I found the below recipe on line. This is the one I use. To this, if you wish, add a tablespoon of Worcestershire sauce and a half cup of Ketchup.
- 1 pound dry navy beans
- 6 cups water
- pinch of baking soda
- 1 bay leaf
- 6 strips bacon, cut in 1/2-inch pieces (traditionally salt pork is used, and if desired 4 ounces can be substituted for the bacon)
- 1 yellow onion, diced
- 1/3 cup molasses
- 1/4 cup packed dark brown sugar
- 1 teaspoon dry mustard
- 1 1/2 teaspoon salt, or to taste
- 1/2 teaspoon freshly ground black pepper
Soak the beans in the 6 cups of water overnight in a large bowl
In the morning, drain and place in a pan with fresh water. Add a tablespoon of baking soda and bay leaf, and bring to a boil. Reduce the heat to medium and simmer for 10 minutes. Skim off the top of foam. Drain the beans. They are not going to be fully cooked. Just boil 10 minutes.
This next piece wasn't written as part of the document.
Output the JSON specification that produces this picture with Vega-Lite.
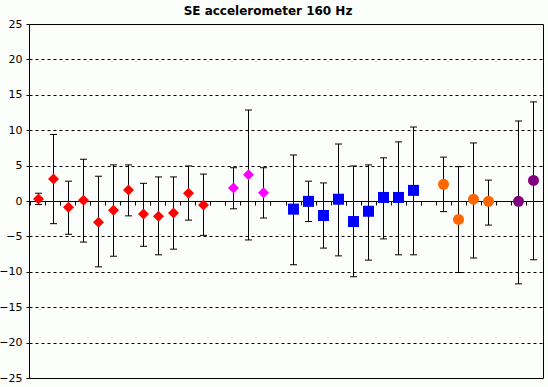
{
  "$schema": "https://vega.github.io/schema/vega-lite/v6.json",
  "width": 514,
  "height": 354,
  "autosize": {"type": "none"},
  "padding": {"left": 29, "top": 24, "right": 5, "bottom": 9},
  "background": "#FCFEFC",
  "title": {"text": "SE accelerometer 160 Hz", "font": "DejaVu Sans", "fontSize": 12, "fontWeight": "bold", "color": "#000000", "anchor": "middle", "dx": -18, "offset": 0},
  "config": {
    "view": {"stroke": "#000000", "strokeWidth": 1},
    "axis": {"labelFont": "DejaVu Sans", "labelFontSize": 11, "labelColor": "#000000"},
    "axisY": {"labelOverlap": false, "labelFlush": false}
  },
  "data": {"values": [
    {"i": 0, "g": "A", "m": 0.3, "lo": -0.5, "hi": 1.1},
    {"i": 1, "g": "A", "m": 3.1, "lo": -3.2, "hi": 9.4},
    {"i": 2, "g": "A", "m": -0.9, "lo": -4.7, "hi": 2.8},
    {"i": 3, "g": "A", "m": 0.1, "lo": -5.8, "hi": 5.9},
    {"i": 4, "g": "A", "m": -3.0, "lo": -9.3, "hi": 3.5},
    {"i": 5, "g": "A", "m": -1.3, "lo": -7.8, "hi": 5.1},
    {"i": 6, "g": "A", "m": 1.55, "lo": -2.1, "hi": 5.1},
    {"i": 7, "g": "A", "m": -1.85, "lo": -6.4, "hi": 2.5},
    {"i": 8, "g": "A", "m": -2.15, "lo": -7.6, "hi": 3.4},
    {"i": 9, "g": "A", "m": -1.7, "lo": -6.8, "hi": 3.4},
    {"i": 10, "g": "A", "m": 1.1, "lo": -2.7, "hi": 4.95},
    {"i": 11, "g": "A", "m": -0.55, "lo": -4.85, "hi": 3.8},
    {"i": 13, "g": "B", "m": 1.85, "lo": -1.1, "hi": 4.7},
    {"i": 14, "g": "B", "m": 3.7, "lo": -5.5, "hi": 12.85},
    {"i": 15, "g": "B", "m": 1.15, "lo": -2.4, "hi": 4.7},
    {"i": 17, "g": "C", "m": -1.15, "lo": -9.0, "hi": 6.5},
    {"i": 18, "g": "C", "m": -0.05, "lo": -2.9, "hi": 2.8},
    {"i": 19, "g": "C", "m": -2.05, "lo": -6.65, "hi": 2.55},
    {"i": 20, "g": "C", "m": 0.25, "lo": -7.75, "hi": 8.05},
    {"i": 21, "g": "C", "m": -2.9, "lo": -10.7, "hi": 4.95},
    {"i": 22, "g": "C", "m": -1.45, "lo": -8.35, "hi": 5.1},
    {"i": 23, "g": "C", "m": 0.5, "lo": -5.35, "hi": 6.1},
    {"i": 24, "g": "C", "m": 0.5, "lo": -7.6, "hi": 8.35},
    {"i": 25, "g": "C", "m": 1.5, "lo": -7.6, "hi": 10.45},
    {"i": 27, "g": "D", "m": 2.35, "lo": -1.5, "hi": 6.2},
    {"i": 28, "g": "D", "m": -2.6, "lo": -10.1, "hi": 4.85},
    {"i": 29, "g": "D", "m": 0.25, "lo": -8.05, "hi": 8.2},
    {"i": 30, "g": "D", "m": -0.05, "lo": -3.4, "hi": 2.95},
    {"i": 32, "g": "E", "m": -0.05, "lo": -11.7, "hi": 11.3},
    {"i": 33, "g": "E", "m": 2.9, "lo": -8.3, "hi": 14.0}
  ]},
  "encoding": {
    "x": {"field": "i", "type": "ordinal",
      "scale": {"domain": [0,1,2,3,4,5,6,7,8,9,10,11,12,13,14,15,16,17,18,19,20,21,22,23,24,25,26,27,28,29,30,31,32,33], "paddingInner": 0, "paddingOuter": 0.1333333},
      "axis": {"title": null, "labels": false, "offset": -177, "bandPosition": 0, "tickSize": 4, "tickColor": "#000000", "domainColor": "#000000", "grid": false}}
  },
  "layer": [
    {
      "mark": {"type": "rule", "color": "#000000", "strokeWidth": 1},
      "encoding": {
        "y": {"field": "lo", "type": "quantitative",
          "scale": {"domain": [-25, 25], "nice": false, "zero": false},
          "axis": {"title": null, "values": [-25,-20,-15,-10,-5,0,5,10,15,20,25], "labelOverlap": false, "labelFlush": false, "tickSize": 3, "tickColor": "#000000", "domainColor": "#000000", "labelPadding": 4, "grid": true, "gridColor": "#000000", "gridDash": [3, 3], "gridOpacity": 1}},
        "y2": {"field": "hi"}
      }
    },
    {
      "mark": {"type": "tick", "color": "#000000", "size": 7, "thickness": 1, "opacity": 1},
      "encoding": {"y": {"field": "lo", "type": "quantitative", "axis": {"title": null, "values": [-25,-20,-15,-10,-5,0,5,10,15,20,25], "labelOverlap": false, "labelFlush": false, "tickSize": 3, "tickColor": "#000000", "domainColor": "#000000", "labelPadding": 4, "grid": true, "gridColor": "#000000", "gridDash": [3, 3], "gridOpacity": 1}}}
    },
    {
      "mark": {"type": "tick", "color": "#000000", "size": 7, "thickness": 1, "opacity": 1},
      "encoding": {"y": {"field": "hi", "type": "quantitative", "axis": {"title": null, "values": [-25,-20,-15,-10,-5,0,5,10,15,20,25], "labelOverlap": false, "labelFlush": false, "tickSize": 3, "tickColor": "#000000", "domainColor": "#000000", "labelPadding": 4, "grid": true, "gridColor": "#000000", "gridDash": [3, 3], "gridOpacity": 1}}}
    },
    {
      "mark": {"type": "point", "filled": true, "opacity": 1},
      "encoding": {
        "y": {"field": "m", "type": "quantitative", "axis": {"title": null, "values": [-25,-20,-15,-10,-5,0,5,10,15,20,25], "labelOverlap": false, "labelFlush": false, "tickSize": 3, "tickColor": "#000000", "domainColor": "#000000", "labelPadding": 4, "grid": true, "gridColor": "#000000", "gridDash": [3, 3], "gridOpacity": 1}},
        "color": {"field": "g", "type": "nominal", "legend": null,
          "scale": {"domain": ["A","B","C","D","E"], "range": ["#FF0000","#FF00FF","#0000FF","#FF6600","#800080"]}},
        "shape": {"field": "g", "type": "nominal", "legend": null,
          "scale": {"domain": ["A","B","C","D","E"], "range": ["diamond","diamond","square","circle","circle"]}},
        "size": {"field": "g", "type": "nominal", "legend": null,
          "scale": {"domain": ["A","B","C","D","E"], "range": [121, 121, 64, 81, 81]}}
      }
    }
  ]
}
Preheat oven to 300 degrees F.
Transfer the drained beans into bean pot if you have one, and add the rest of the ingredients. Stir until combined. Add water to just barely cover the beans.
Cover the pot tightly and place in the oven for 1 hour. Uncover and check the liquid level – do not stir the beans. Add some water if the beans are getting too dry. Cover and cook 1 more hour. Uncover and test the beans; they should be getting tender, but if they’re still firm, cover and cook a bit longer, adding a splash of water if they’re getting too dry.
When tender, turn the heat up to 350 degrees F., and continue to cook uncovered for another 30 minutes or so. This last 30 minutes is to give the beans a nice crust on top, as well as reduce the liquid to a thick, syrupy consistency. Remove when ready and serve hot or room temperature.